Mówi się że Trump "coś" da, ale i będzie "czegoś" żądał. Czy zastanawiała się Pani czego może od nas oczekiwać prezydent USA?

Podkreślam propagandowy raczej niż realnie polityczny charakter wizyty i publicznego wystąpienia Trumpa. Trump traktowany jest z nieufnością przez rządy najważniejszych krajów europejskich, podobnie, jak obecny polski rząd. Widzę tę wizytę jako próbę wpłynięcia na układ sił w ramach Unii Europejskiej.

Jedni eksperci twierdzą, że wizyta Trumpa wpierw w Polsce, a później w pozostałych krajach Europy to pewien przełom, a drudzy, że to rutynowa wizyta. Co Pani sądzi na ten temat?

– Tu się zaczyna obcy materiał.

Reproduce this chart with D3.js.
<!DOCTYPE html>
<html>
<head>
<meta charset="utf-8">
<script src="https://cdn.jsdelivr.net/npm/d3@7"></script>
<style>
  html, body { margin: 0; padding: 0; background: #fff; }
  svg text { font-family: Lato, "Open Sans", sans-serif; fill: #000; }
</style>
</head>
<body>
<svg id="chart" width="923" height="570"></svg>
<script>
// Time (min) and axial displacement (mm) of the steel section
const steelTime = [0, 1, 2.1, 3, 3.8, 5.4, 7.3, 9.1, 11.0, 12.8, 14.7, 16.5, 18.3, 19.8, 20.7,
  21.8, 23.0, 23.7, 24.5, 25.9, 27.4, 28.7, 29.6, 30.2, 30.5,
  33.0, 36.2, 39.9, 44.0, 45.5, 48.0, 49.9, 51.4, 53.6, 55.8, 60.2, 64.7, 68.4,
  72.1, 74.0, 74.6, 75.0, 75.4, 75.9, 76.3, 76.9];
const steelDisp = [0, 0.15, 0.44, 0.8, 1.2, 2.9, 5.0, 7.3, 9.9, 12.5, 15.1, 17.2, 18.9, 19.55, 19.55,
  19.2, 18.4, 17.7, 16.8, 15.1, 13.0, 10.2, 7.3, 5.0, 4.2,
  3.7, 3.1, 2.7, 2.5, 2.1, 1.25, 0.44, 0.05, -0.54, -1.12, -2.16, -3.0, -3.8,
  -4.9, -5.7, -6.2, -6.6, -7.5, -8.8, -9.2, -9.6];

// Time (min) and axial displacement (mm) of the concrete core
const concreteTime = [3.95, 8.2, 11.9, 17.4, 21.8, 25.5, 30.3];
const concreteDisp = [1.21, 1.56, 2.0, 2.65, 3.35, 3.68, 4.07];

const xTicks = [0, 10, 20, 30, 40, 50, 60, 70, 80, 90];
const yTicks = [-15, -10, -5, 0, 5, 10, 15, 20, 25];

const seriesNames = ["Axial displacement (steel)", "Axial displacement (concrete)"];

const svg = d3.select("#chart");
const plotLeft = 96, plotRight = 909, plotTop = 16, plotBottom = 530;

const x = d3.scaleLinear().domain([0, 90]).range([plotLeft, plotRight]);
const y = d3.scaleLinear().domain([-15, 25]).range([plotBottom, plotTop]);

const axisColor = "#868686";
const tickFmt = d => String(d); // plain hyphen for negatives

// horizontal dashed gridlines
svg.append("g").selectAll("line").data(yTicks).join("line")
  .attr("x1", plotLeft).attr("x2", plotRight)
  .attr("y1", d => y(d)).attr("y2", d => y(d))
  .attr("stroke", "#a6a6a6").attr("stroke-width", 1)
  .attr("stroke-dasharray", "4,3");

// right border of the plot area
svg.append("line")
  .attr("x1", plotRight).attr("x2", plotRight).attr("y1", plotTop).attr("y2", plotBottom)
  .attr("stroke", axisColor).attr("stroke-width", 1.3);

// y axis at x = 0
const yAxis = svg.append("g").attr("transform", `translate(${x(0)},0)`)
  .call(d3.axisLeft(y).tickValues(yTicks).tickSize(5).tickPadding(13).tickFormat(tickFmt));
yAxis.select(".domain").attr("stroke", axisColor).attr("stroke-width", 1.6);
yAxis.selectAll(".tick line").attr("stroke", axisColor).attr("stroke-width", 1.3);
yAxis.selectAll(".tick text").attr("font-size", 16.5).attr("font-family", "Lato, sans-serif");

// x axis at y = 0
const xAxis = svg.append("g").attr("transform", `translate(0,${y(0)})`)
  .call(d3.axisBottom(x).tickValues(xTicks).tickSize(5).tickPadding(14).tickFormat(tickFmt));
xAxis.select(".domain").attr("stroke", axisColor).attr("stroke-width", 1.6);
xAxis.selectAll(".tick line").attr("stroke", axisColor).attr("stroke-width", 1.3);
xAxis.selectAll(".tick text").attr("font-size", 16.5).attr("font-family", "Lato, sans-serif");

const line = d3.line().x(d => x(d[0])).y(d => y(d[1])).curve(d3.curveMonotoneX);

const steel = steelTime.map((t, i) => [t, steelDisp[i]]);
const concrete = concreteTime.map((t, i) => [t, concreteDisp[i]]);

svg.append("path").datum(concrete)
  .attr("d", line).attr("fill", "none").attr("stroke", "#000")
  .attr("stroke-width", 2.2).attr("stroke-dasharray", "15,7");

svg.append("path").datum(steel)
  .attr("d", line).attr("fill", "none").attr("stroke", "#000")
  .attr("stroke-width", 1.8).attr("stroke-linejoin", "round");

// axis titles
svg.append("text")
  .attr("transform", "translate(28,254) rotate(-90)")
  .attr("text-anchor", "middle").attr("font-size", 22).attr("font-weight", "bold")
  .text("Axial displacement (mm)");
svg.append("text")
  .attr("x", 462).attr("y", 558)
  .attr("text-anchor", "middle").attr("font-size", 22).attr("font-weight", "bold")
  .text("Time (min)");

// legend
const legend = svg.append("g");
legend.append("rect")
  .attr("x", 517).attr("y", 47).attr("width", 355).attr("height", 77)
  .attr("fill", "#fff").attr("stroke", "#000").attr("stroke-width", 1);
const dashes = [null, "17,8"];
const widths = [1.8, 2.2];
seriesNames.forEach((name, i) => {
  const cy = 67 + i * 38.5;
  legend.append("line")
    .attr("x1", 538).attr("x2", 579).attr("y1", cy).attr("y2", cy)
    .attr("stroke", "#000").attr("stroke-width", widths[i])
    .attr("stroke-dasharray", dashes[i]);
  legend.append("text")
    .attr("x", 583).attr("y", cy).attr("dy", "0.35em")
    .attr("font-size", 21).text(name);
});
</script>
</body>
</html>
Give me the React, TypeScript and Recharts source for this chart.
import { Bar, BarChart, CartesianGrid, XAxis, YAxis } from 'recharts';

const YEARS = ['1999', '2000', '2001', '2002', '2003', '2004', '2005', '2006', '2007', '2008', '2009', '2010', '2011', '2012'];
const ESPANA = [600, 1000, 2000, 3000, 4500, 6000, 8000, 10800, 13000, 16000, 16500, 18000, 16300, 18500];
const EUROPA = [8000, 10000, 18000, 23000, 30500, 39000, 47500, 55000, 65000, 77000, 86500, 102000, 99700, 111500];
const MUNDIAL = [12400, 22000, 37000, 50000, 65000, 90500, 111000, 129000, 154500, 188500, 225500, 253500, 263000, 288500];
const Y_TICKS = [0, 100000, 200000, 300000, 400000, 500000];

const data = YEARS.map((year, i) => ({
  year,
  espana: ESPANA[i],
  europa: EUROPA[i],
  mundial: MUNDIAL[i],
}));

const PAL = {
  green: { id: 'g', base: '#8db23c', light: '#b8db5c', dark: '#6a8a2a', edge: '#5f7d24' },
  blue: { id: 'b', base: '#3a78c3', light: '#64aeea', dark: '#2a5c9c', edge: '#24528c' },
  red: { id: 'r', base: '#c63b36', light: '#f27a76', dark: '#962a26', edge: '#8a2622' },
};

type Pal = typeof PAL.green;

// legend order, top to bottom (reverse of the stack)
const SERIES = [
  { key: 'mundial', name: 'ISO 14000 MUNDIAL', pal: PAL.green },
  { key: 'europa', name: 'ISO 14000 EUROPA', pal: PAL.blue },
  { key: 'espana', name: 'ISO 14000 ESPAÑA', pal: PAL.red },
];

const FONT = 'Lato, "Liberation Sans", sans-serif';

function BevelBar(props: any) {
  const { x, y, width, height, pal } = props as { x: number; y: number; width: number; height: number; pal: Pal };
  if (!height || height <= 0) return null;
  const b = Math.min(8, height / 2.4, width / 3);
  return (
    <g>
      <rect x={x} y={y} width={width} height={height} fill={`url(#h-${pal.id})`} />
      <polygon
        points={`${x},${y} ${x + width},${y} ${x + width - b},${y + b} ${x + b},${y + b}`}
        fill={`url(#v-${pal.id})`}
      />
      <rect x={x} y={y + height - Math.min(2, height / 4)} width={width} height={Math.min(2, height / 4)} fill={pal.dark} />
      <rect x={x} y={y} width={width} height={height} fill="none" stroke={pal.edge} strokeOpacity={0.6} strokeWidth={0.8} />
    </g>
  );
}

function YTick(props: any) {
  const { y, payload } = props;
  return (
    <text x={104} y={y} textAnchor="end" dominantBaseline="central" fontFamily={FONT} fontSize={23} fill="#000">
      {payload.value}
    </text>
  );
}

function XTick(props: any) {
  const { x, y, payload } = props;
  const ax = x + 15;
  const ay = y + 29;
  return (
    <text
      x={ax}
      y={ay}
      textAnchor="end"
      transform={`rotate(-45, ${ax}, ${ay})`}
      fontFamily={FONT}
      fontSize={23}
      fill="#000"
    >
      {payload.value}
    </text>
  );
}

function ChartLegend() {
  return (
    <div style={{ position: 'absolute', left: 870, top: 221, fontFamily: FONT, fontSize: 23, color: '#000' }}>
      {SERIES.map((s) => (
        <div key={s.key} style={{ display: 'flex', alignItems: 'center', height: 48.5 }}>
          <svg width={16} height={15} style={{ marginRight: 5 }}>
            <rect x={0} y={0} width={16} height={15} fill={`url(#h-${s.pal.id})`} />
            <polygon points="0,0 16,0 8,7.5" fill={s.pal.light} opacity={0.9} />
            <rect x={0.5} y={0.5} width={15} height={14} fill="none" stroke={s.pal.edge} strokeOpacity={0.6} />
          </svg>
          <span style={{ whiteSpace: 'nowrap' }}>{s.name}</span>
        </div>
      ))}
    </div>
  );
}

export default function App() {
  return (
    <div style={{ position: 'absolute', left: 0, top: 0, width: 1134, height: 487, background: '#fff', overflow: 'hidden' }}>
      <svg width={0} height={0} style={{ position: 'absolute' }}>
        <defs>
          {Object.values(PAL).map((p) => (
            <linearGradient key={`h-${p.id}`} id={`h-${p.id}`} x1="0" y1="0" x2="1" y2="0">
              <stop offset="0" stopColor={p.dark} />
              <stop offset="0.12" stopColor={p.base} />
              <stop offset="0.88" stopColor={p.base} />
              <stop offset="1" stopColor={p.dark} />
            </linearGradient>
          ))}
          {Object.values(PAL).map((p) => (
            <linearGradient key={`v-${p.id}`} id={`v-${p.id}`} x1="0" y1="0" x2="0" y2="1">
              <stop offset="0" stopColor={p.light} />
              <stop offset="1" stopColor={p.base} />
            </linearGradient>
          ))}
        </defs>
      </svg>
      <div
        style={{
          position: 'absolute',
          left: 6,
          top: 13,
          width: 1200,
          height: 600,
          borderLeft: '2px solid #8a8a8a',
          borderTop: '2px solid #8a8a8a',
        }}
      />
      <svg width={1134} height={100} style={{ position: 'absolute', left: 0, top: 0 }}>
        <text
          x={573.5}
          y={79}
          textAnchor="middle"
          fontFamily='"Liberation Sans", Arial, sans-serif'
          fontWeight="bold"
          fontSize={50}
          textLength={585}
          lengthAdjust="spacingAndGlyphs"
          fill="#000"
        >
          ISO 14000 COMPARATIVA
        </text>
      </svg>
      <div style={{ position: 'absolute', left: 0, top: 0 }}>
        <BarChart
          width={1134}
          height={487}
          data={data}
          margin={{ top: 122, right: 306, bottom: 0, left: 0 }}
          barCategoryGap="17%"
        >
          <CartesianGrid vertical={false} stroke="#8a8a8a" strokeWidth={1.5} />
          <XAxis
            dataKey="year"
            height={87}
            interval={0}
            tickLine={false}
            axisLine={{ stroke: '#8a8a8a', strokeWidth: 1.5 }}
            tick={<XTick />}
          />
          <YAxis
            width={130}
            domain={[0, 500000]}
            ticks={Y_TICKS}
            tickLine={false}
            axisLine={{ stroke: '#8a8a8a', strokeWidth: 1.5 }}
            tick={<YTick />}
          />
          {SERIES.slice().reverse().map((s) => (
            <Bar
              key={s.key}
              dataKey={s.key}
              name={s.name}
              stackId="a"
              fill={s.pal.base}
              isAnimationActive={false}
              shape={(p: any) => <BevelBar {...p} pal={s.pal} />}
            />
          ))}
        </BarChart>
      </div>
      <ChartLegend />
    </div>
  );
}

Pozycja Trumpa w Unii Europejskiej jest słaba. Polityka amerykańska tradycyjnie nie ma poparcia także na Bałkanach. Polska jest tradycyjnym sojusznikiem Stanów Zjednoczonych, a poziom sympatii dla tego kraju i Amerykanów jest wciąż wyższy niż w starych krajach Unii Europejskiej. To dobry pomysł propagandowy Trumpa, żeby tu, w Polsce, zacząć odwiedziny Europy.

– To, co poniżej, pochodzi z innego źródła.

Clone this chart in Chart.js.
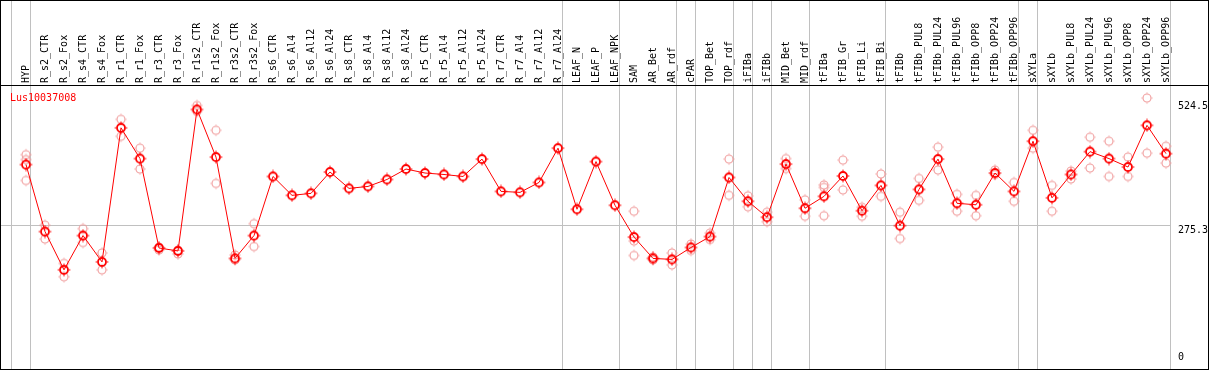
<!DOCTYPE html>
<html>
<head>
<meta charset="utf-8">
<script src="https://cdn.jsdelivr.net/npm/chart.js@4"></script>
<style>
  html, body { margin: 0; padding: 0; background: #fff; }
  #wrap { width: 1209px; height: 370px; }
</style>
</head>
<body>
<div id="wrap"><canvas id="expr-chart" width="1209" height="370"></canvas></div>
<script>
// sample names, left to right
const samples = ['HYP', 'R_s2_CTR', 'R_s2_Fox', 'R_s4_CTR', 'R_s4_Fox', 'R_r1_CTR', 'R_r1_Fox', 'R_r3_CTR', 'R_r3_Fox',
  'R_r1s2_CTR', 'R_r1s2_Fox', 'R_r3s2_CTR', 'R_r3s2_Fox', 'R_s6_CTR', 'R_s6_Al4', 'R_s6_Al12', 'R_s6_Al24',
  'R_s8_CTR', 'R_s8_Al4', 'R_s8_Al12', 'R_s8_Al24', 'R_r5_CTR', 'R_r5_Al4', 'R_r5_Al12', 'R_r5_Al24',
  'R_r7_CTR', 'R_r7_Al4', 'R_r7_Al12', 'R_r7_Al24', 'LEAF_N', 'LEAF_P', 'LEAF_NPK', 'SAM', 'AR_Bet', 'AR_rdf',
  'cPAR', 'TOP_Bet', 'TOP_rdf', 'iFIBa', 'iFIBb', 'MID_Bet', 'MID_rdf', 'tFIBa', 'tFIB_Gr', 'tFIB_Li', 'tFIB_Bi',
  'tFIBb', 'tFIBb_PUL8', 'tFIBb_PUL24', 'tFIBb_PUL96', 'tFIBb_OPP8', 'tFIBb_OPP24', 'tFIBb_OPP96',
  'sXYLa', 'sXYLb', 'sXYLb_PUL8', 'sXYLb_PUL24', 'sXYLb_PUL96', 'sXYLb_OPP8', 'sXYLb_OPP24', 'sXYLb_OPP96'];

// mean expression
const meanVals = [398, 263, 186, 255, 202, 472, 410, 230, 224, 509, 413, 209, 255,
  374, 336, 340, 383, 350, 354, 368, 389, 381, 378, 374, 409, 344, 342, 362, 431,
  308, 404, 316, 252, 209, 207, 231, 253, 372, 324, 292, 399, 310,
  334, 375, 305, 356, 275, 348, 409, 320, 317, 381, 344,
  445, 331, 378, 424, 410, 393, 477, 420];

// replicates (null = hidden behind the mean marker)
const rep1 = [418, 276, 199, 269, 220, 489, 431, 232, 226, 517, 467, 216, 279,
  null, null, null, null, null, null, null, null, null, null, null, null, null, null, null, null,
  null, null, null, 304, 212, 220, 238, 260, 409, 335, 302, 410, 327,
  357, 407, 312, 379, 302, 370, 433, 338, 336, 387, 362,
  467, 356, 385, 453, 445, 413, 532, 435];
const rep2 = [366, 248, 172, 241, 186, 455, 389, 226, 218, 505, 360, 206, 233,
  null, null, null, null, null, null, null, null, null, null, null, null, null, null, null, null,
  null, null, null, 215, 206, 196, 225, 247, 336, 313, 283, 390, 294,
  295, 347, 294, 334, 249, 326, 387, 304, 295, 378, 324,
  431, 304, 369, 391, 374, 374, 421, 401];
const rep3 = [408, null, null, null, null, null, null, null, null, null, null, null, null,
  null, null, null, null, null, null, null, null, null, null, null, null, null, null, null, null,
  null, null, null, 244, null, null, null, null, null, null, null, null, null,
  352, null, null, null, null, null, null, null, null, null, null,
  null, null, null, null, null, null, null, null];

// group separators sit just right of these sample indexes
const groupEnds = [-1, 0, 28, 31, 34, 35, 37, 38, 39, 41, 45, 52, 53, 60];
const yTicks = [524.5, 275.3, 0];
const geneName = 'Lus10037008';

const monoFont = '10px "DejaVu Sans Mono", monospace';

function makeMarker(color, lw, tick) {
    let c = document.createElement('canvas');
    c.width = 14;
    c.height = 14;
    let g = c.getContext('2d');
    g.strokeStyle = color;
    g.lineWidth = lw;
    g.beginPath();
    g.arc(7, 7, 4, 0, Math.PI * 2);
    g.stroke();
    g.fillStyle = color;
    // little ticks on the ring
    g.fillRect(6.5, 3 - tick - lw / 2, 1, tick);
    g.fillRect(6.5, 11 + lw / 2, 1, tick);
    g.fillRect(3 - tick - lw / 2, 6.5, tick, 1);
    g.fillRect(11 + lw / 2, 6.5, tick, 1);
    return c;
}

const redMark = makeMarker('#ff0000', 1.8, 1.5);
const pinkMark = makeMarker('#f09a9a', 1.1, 1);

const framePlugin = {
    id: 'frame',
    beforeDraw(chart) {
        const ctx = chart.ctx;
        const xs = chart.scales.x;
        const ys = chart.scales.y;
        ctx.save();
        ctx.fillStyle = '#c0c0c0';
        let rightSep = 1170;
        groupEnds.forEach(i => {
            let px = Math.round(xs.getPixelForValue(i) + 4);
            ctx.fillRect(px, 0, 1, 369);
            if (i === samples.length - 1) rightSep = px;
        });
        ctx.fillRect(0, Math.round(ys.getPixelForValue(275.3)), rightSep, 1);
        ctx.restore();
    },
    afterDraw(chart) {
        const ctx = chart.ctx;
        const ys = chart.scales.y;
        ctx.save();
        ctx.fillStyle = '#000';
        ctx.fillRect(0, 0, 1209, 1);
        ctx.fillRect(0, 85, 1209, 1);
        ctx.fillRect(0, 369, 1209, 1);
        ctx.fillRect(0, 0, 1, 370);
        ctx.fillRect(1208, 0, 1, 370);

        ctx.font = monoFont;
        ctx.textAlign = 'left';
        ctx.textBaseline = 'middle';
        yTicks.forEach(v => {
            let py = ys.getPixelForValue(v);
            py += v === 0 ? -5 : 5;
            ctx.fillText(String(v), 1178, py);
        });

        ctx.fillStyle = '#ff0000';
        ctx.textBaseline = 'alphabetic';
        ctx.fillText(geneName, 10, 101);
        ctx.restore();
    }
};

let ctx = document.getElementById('expr-chart');

function repSet(vals) {
    return {
        data: vals,
        showLine: false,
        pointStyle: pinkMark,
        pointRadius: 5,
        order: 2
    };
}

let myChart = new Chart(ctx, {
    type: 'line',
    data: {
        labels: samples,
        datasets: [
            {
                data: meanVals,
                borderColor: '#ff0000',
                borderWidth: 1,
                fill: false,
                tension: 0,
                pointStyle: redMark,
                pointRadius: 5,
                order: 1
            },
            repSet(rep1),
            repSet(rep2),
            repSet(rep3)
        ]
    },
    options: {
        responsive: false,
        animation: false,
        events: [],
        layout: { padding: { left: 16.5, right: 0, top: 0, bottom: 1 } },
        plugins: {
            legend: { display: false },
            tooltip: { enabled: false }
        },
        scales: {
            x: {
                position: 'top',
                offset: true,
                afterFit(scale) { scale.height = 86; },
                grid: { display: false, drawTicks: false },
                border: { display: false },
                ticks: {
                    autoSkip: false,
                    minRotation: 90,
                    maxRotation: 90,
                    padding: 3,
                    labelOffset: 12,
                    color: '#000',
                    font: { family: '"DejaVu Sans Mono", monospace', size: 10 }
                }
            },
            y: {
                position: 'right',
                min: -3.6,
                max: 556.2,
                afterFit(scale) { scale.width = 33.5; },
                grid: { display: false },
                border: { display: false },
                ticks: { display: false }
            }
        }
    },
    plugins: [framePlugin]
});
</script>
</body>
</html>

Czy ta wizyta Trumpa pogłębi jak twierdzą niektórzy izolację Polski w UE? I czy podziela Pani w ogóle zdanie, że Polska w takiej izolacji się znajduje?

Nie, sama wizyta nie ma takiej mocy. Błędem rządu PiS byłoby postrzegać wizytę Trumpa jako wzmocnienie pozycji Polski w przetargach w ramach Unii Europejskiej. Obawiam się, że takie fałszywe postrzeganie może stanowić pokusę dla rządu PiS. Na  podejrzliwość wobec Polski, jeśli nie izolację, w UE wskazuje zarówno polska opozycja, jak i przedstawiciele rządu. Wydaje się więc faktem. 

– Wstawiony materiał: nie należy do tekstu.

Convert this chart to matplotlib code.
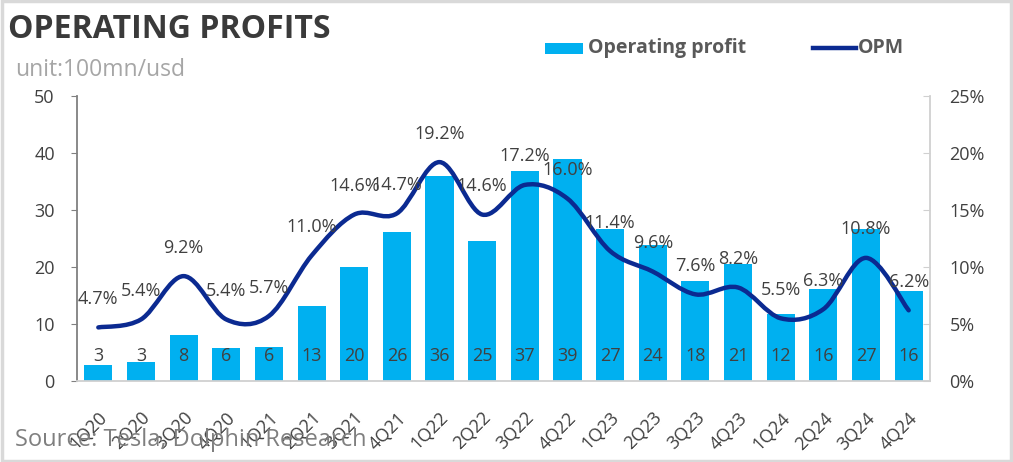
import matplotlib
matplotlib.use("Agg")
import matplotlib.pyplot as plt
from matplotlib.path import Path
from matplotlib.patches import PathPatch, Rectangle
from matplotlib.lines import Line2D
import matplotlib.transforms as mtransforms
import numpy as np

quarters = ["1Q20", "2Q20", "3Q20", "4Q20", "1Q21", "2Q21", "3Q21", "4Q21",
            "1Q22", "2Q22", "3Q22", "4Q22", "1Q23", "2Q23", "3Q23", "4Q23",
            "1Q24", "2Q24", "3Q24", "4Q24"]
op_profit = [2.8, 3.3, 8.0, 5.8, 5.9, 13.2, 20.0, 26.1, 36.0, 24.6, 36.9, 39.0,
             26.6, 23.9, 17.6, 20.6, 11.7, 16.1, 26.7, 15.8]
opm = [4.7, 5.4, 9.2, 5.4, 5.7, 11.0, 14.6, 14.7, 19.2, 14.6, 17.2, 16.0,
       11.4, 9.6, 7.6, 8.2, 5.5, 6.3, 10.8, 6.2]
left_ticks = [0, 10, 20, 30, 40, 50]
right_ticks = [0, 5, 10, 15, 20, 25]

FONT = ["Open Sans", "DejaVu Sans"]
plt.rcParams["font.family"] = FONT

BAR = "#00B0F0"
LINE = "#0B2A91"
TXT = "#404040"
FS = 13

fig = plt.figure(figsize=(10.13, 4.62), dpi=100)
ax = fig.add_axes([77 / 1013, 1 - 381 / 462, (930 - 77) / 1013, (381 - 96) / 462])
ax2 = ax.twinx()

x = np.arange(len(quarters))
ax.bar(x, op_profit, width=0.66, color=BAR, zorder=2)
for xi, v in zip(x, op_profit):
    ax.text(xi, 4.3, f"{v:.0f}", ha="center", va="center", fontsize=FS, color=TXT, zorder=3)

ax.set_xlim(-0.5, len(quarters) - 0.5)
ax.set_ylim(0, 50)
ax.set_yticks(left_ticks)
ax.set_yticklabels([str(t) for t in left_ticks], fontsize=FS, color=TXT)
ax.set_xticks(x)
ax.set_xticklabels(quarters, rotation=45, ha="right", va="top", rotation_mode="anchor",
                   fontsize=FS, color=TXT)
offset = mtransforms.ScaledTranslation(-6 / 100, 0, fig.dpi_scale_trans)
for lbl in ax.get_xticklabels():
    lbl.set_transform(lbl.get_transform() + offset)
ax.tick_params(axis="x", length=0, pad=20)
ax.tick_params(axis="y", direction="out", length=4, color="#808080", pad=12)
ax.spines["top"].set_visible(False)
ax.spines["left"].set_color("#808080")
ax.spines["left"].set_linewidth(1.3)
ax.spines["bottom"].set_color("#d0d0d0")
ax.spines["bottom"].set_linewidth(1.3)
ax.spines["right"].set_visible(False)

ax2.set_ylim(0, 25)
ax2.set_yticks(right_ticks)
ax2.set_yticklabels([f"{t}%" for t in right_ticks], fontsize=FS, color=TXT)
ax2.tick_params(axis="y", direction="in", length=5, color="#d0d0d0", pad=14)
for s in ["top", "left", "bottom"]:
    ax2.spines[s].set_visible(False)
ax2.spines["right"].set_color("#d0d0d0")
ax2.spines["right"].set_linewidth(1.3)

# smoothed OPM line (Catmull-Rom style Bezier through the data points)
pts = np.column_stack([x, opm]).astype(float)
n = len(pts)
verts = [tuple(pts[0])]
codes = [Path.MOVETO]
for i in range(n - 1):
    p0 = pts[i - 1] if i > 0 else pts[i]
    p1 = pts[i]
    p2 = pts[i + 1]
    p3 = pts[i + 2] if i + 2 < n else pts[i + 1]
    c1 = p1 + (p2 - p0) / 6.0
    c2 = p2 - (p3 - p1) / 6.0
    verts += [tuple(c1), tuple(c2), tuple(p2)]
    codes += [Path.CURVE4] * 3
ax2.add_patch(PathPatch(Path(verts, codes), facecolor="none", edgecolor=LINE,
                        lw=3.2, capstyle="round", joinstyle="round", zorder=4))

for xi, v in zip(x, opm):
    ax2.annotate(f"{v:.1f}%", (xi, v), xytext=(0, 20.5), textcoords="offset points",
                 ha="center", va="center", fontsize=FS, color=TXT, zorder=5)

# titles
fig.text(8 / 1013, 1 - 30 / 462, "OPERATING PROFITS", fontsize=23, fontweight="bold",
         color="#3a3a3a", ha="left", va="center")
fig.text(15 / 1013, 1 - 70 / 462, "unit:100mn/usd", fontsize=16.5, color="#a6a6a6",
         ha="left", va="center")
fig.text(15 / 1013, 1 - 440 / 462, "Source: Tesla, Dolphin Research", fontsize=17,
         color="#7f7f7f", ha="left", va="center")

# legend
fig.patches.append(Rectangle((545 / 1013, 1 - 54 / 462), 38 / 1013, 11 / 462,
                             transform=fig.transFigure, facecolor=BAR, edgecolor="none"))
fig.text(588 / 1013, 1 - 48 / 462, "Operating profit", fontsize=14, fontweight="bold",
         color="#595959", ha="left", va="center")
fig.lines.append(Line2D([813 / 1013, 856 / 1013], [1 - 48 / 462, 1 - 48 / 462],
                        transform=fig.transFigure, color=LINE, lw=3.2))
fig.text(858 / 1013, 1 - 48 / 462, "OPM", fontsize=14, fontweight="bold",
         color="#595959", ha="left", va="center")

# outer frame
fig.patches.append(Rectangle((0.0015, 0.003), 0.997, 0.994, transform=fig.transFigure,
                             facecolor="none", edgecolor="#d9d9d9", lw=2.5))

fig.savefig("out.png", dpi=100)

Wiemy, ze prezydent Trump wygłosi przemówienie na placu Krasińskich, dlaczego ambasador USA wybrał akurat to miejsce, czy to przypadek? Mówi się, że ma być to prowokacja, gdyż widok będzie skierowany na sądy.

Istotne wydaje się, że przemówienie zostanie wygłoszone przed pomnikiem powstańców warszawskich. To wydarzenie w historii Polski ważne w polityce historycznej polskiej prawicy, symbol polskiego bohaterstwa, odwagi, marzenia o niepodległości kraju i niezależności od potężnych sąsiadów - Niemców i Związku Radzieckiego w 1944 roku, a teraz Rosji. Odczytuję to jako pomysł administracji amerykańskiej na dowartościowanie polskiej tożsamości i podkreślenie  ideowej wspólnoty z obecnym polskim rządem.

 

Anna Sosnowska-Jordanowska jest socjologiem i adiunktem w Ośrodku Studiów Amerykańskich Uniwersytetu Warszawskiego. Opublikowała ‘Zrozumieć zacofanie. Spory historyków o Europę Wschodnią (1947-1994)' (Trio 2004), gdzie analizowała powojenną debatę nad źródłami gospodarczej słabości wschodniej części Europy w okresie rozwoju kapitalizmu i ekspansji terytorialnej krajów zachodniej części kontynentu. Wskazała, jak badania polskich historyków gospodarczych Mariana Małowista, Witolda Kuli, Jerzego Topolskiego i Andrzeja Wyczańskiego nad folwarkiem, pańszczyzną i handlem zbożowym w XVI-XVIII wieku, a następnie nieudanymi próbami industrializacji w Europie Wschodniej XIX wieku ukształtowały obraz regionu w światowej historiografii, m. in. w pracach Fernanda Braudela, Immanueala Wallersteina.